**What is being asked:** In the lines below, output everything from the first line through the line containing "0.598, 0.50, 0.45];" exactly as it is. Pictures are not part of the output.

**Given data:**
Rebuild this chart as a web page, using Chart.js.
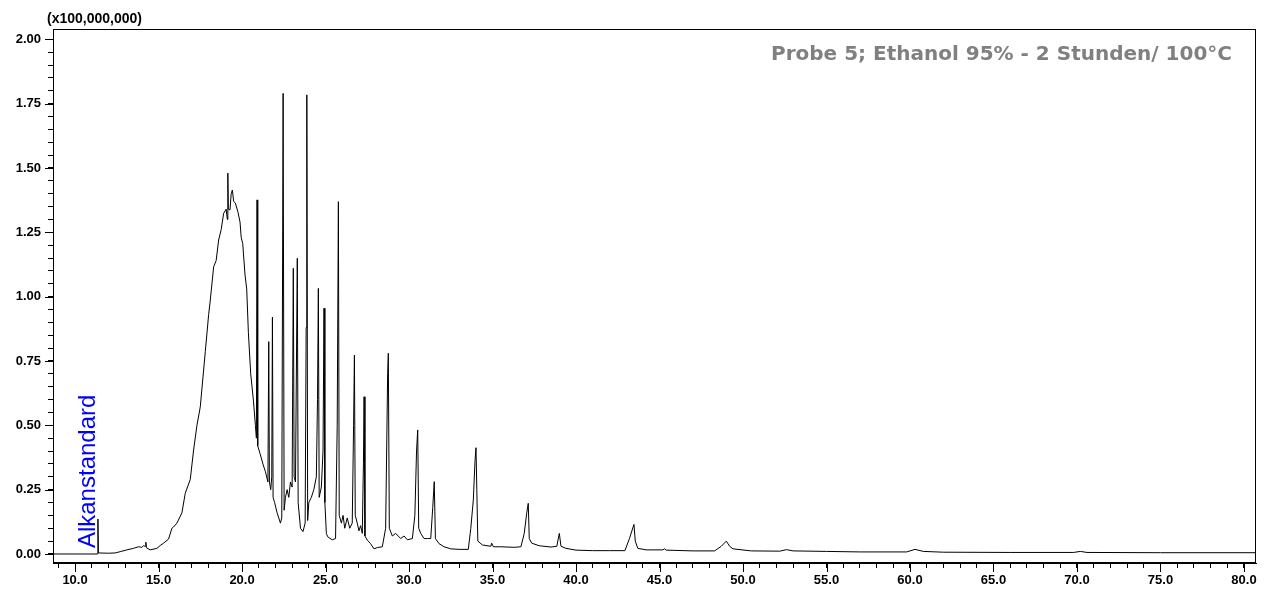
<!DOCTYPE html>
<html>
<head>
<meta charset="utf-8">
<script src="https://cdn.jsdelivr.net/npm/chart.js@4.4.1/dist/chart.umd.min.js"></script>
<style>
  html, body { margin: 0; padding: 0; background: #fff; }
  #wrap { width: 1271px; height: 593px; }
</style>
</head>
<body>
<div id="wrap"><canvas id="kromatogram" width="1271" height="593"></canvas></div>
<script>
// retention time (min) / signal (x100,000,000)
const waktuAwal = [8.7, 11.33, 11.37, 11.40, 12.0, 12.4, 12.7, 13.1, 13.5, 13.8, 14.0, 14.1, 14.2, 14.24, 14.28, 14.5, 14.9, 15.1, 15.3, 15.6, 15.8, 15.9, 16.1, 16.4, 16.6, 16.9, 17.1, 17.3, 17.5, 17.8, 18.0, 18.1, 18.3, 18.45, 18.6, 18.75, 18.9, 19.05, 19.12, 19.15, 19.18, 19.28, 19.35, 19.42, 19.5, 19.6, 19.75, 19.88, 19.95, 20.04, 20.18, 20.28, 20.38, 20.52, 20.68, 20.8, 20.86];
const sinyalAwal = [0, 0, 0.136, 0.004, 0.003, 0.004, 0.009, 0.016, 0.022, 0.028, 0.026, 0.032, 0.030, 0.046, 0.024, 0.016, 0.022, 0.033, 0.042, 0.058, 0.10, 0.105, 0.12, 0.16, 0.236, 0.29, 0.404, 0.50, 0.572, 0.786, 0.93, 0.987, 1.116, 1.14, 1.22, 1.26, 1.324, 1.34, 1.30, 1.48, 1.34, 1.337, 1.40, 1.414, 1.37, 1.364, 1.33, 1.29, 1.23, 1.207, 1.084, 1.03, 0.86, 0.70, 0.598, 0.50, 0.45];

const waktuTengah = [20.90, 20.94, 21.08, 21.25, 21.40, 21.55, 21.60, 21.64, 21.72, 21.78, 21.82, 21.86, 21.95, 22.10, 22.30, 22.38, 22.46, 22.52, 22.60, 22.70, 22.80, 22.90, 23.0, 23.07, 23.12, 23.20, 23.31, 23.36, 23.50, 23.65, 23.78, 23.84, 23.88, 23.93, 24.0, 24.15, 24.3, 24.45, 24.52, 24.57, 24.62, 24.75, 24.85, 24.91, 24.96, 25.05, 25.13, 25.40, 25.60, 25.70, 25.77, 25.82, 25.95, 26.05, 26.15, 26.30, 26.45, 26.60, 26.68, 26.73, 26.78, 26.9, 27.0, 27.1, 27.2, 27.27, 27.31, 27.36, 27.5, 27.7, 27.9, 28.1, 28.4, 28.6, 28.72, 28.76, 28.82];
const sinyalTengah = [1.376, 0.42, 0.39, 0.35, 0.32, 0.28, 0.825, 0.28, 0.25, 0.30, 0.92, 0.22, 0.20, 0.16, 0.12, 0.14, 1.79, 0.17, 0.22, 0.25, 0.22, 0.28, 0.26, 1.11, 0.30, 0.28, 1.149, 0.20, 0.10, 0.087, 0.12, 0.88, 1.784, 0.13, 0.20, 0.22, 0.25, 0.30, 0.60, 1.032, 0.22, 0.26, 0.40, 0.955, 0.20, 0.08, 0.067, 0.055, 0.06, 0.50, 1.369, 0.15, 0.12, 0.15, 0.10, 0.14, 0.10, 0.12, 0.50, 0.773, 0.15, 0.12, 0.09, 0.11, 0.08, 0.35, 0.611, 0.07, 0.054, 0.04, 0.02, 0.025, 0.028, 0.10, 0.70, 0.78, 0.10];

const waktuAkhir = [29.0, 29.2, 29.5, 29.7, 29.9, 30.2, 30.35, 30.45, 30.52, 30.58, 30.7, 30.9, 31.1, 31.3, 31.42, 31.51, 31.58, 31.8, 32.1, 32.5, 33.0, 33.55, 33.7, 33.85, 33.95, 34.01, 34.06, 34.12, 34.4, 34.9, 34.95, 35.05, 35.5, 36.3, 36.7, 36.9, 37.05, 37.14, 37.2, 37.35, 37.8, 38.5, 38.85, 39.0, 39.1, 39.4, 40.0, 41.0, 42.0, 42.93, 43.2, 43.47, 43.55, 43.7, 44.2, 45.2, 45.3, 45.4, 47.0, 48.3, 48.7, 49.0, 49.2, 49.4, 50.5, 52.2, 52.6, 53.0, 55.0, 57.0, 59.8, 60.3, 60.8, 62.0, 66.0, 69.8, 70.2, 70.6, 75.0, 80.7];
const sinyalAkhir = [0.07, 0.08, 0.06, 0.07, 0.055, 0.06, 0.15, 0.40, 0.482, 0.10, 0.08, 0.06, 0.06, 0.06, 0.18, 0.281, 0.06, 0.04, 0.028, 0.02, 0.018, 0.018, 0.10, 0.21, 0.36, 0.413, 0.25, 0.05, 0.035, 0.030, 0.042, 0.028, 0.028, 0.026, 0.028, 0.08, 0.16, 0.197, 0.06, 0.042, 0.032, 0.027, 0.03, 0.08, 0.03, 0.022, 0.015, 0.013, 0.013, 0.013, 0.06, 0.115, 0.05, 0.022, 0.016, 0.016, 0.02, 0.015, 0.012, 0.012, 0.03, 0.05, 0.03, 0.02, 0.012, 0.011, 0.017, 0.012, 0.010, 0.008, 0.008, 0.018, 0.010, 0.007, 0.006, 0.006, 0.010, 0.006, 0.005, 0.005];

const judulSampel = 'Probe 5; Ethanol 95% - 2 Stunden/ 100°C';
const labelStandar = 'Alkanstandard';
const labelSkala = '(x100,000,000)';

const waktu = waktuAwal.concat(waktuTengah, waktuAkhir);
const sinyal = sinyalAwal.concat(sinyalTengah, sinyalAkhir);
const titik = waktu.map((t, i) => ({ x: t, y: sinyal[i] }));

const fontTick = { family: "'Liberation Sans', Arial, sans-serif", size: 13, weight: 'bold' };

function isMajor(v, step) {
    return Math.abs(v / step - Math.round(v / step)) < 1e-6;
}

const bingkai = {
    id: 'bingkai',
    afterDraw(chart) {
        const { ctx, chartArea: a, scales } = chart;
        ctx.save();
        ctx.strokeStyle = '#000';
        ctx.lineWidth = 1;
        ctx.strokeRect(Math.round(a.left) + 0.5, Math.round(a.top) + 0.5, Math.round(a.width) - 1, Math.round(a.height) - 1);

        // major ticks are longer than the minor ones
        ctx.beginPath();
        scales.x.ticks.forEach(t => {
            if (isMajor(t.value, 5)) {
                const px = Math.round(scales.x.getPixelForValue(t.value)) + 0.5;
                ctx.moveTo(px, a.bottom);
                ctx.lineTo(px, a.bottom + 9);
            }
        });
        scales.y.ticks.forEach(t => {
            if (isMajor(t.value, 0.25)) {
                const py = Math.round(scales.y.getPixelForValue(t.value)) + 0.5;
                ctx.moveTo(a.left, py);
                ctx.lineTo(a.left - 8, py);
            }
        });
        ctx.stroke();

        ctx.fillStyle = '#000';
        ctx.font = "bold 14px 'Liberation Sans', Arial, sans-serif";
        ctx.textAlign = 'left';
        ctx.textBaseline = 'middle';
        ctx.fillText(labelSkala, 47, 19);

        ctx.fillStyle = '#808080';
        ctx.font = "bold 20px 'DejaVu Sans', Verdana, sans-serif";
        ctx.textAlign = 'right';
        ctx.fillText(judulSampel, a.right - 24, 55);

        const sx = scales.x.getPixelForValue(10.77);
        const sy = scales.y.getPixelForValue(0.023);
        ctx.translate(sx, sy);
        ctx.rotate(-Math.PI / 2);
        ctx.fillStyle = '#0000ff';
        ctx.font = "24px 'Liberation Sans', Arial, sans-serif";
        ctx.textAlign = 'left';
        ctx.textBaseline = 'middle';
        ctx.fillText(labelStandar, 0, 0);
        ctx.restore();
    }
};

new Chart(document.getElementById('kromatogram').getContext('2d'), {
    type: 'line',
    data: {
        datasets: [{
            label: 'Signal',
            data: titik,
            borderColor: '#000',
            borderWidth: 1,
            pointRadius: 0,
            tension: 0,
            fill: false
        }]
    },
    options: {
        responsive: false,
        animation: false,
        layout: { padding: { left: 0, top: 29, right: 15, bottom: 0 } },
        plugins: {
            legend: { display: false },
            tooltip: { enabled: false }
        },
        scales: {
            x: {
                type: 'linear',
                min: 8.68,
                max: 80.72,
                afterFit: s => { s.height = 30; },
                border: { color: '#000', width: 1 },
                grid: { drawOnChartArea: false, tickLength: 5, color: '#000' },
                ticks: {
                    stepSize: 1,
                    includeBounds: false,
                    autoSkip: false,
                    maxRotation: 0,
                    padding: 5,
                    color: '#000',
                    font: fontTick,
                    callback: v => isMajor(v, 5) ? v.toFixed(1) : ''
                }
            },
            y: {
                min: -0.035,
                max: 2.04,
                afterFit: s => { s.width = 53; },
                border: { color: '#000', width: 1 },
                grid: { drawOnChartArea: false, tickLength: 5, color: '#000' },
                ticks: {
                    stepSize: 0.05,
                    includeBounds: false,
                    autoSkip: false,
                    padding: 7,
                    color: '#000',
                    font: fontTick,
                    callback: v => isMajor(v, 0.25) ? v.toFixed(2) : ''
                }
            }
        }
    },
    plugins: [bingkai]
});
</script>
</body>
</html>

**In response:**
Rebuild this chart as a web page, using Chart.js.
<!DOCTYPE html>
<html>
<head>
<meta charset="utf-8">
<script src="https://cdn.jsdelivr.net/npm/chart.js@4.4.1/dist/chart.umd.min.js"></script>
<style>
  html, body { margin: 0; padding: 0; background: #fff; }
  #wrap { width: 1271px; height: 593px; }
</style>
</head>
<body>
<div id="wrap"><canvas id="kromatogram" width="1271" height="593"></canvas></div>
<script>
// retention time (min) / signal (x100,000,000)
const waktuAwal = [8.7, 11.33, 11.37, 11.40, 12.0, 12.4, 12.7, 13.1, 13.5, 13.8, 14.0, 14.1, 14.2, 14.24, 14.28, 14.5, 14.9, 15.1, 15.3, 15.6, 15.8, 15.9, 16.1, 16.4, 16.6, 16.9, 17.1, 17.3, 17.5, 17.8, 18.0, 18.1, 18.3, 18.45, 18.6, 18.75, 18.9, 19.05, 19.12, 19.15, 19.18, 19.28, 19.35, 19.42, 19.5, 19.6, 19.75, 19.88, 19.95, 20.04, 20.18, 20.28, 20.38, 20.52, 20.68, 20.8, 20.86];
const sinyalAwal = [0, 0, 0.136, 0.004, 0.003, 0.004, 0.009, 0.016, 0.022, 0.028, 0.026, 0.032, 0.030, 0.046, 0.024, 0.016, 0.022, 0.033, 0.042, 0.058, 0.10, 0.105, 0.12, 0.16, 0.236, 0.29, 0.404, 0.50, 0.572, 0.786, 0.93, 0.987, 1.116, 1.14, 1.22, 1.26, 1.324, 1.34, 1.30, 1.48, 1.34, 1.337, 1.40, 1.414, 1.37, 1.364, 1.33, 1.29, 1.23, 1.207, 1.084, 1.03, 0.86, 0.70, 0.598, 0.50, 0.45];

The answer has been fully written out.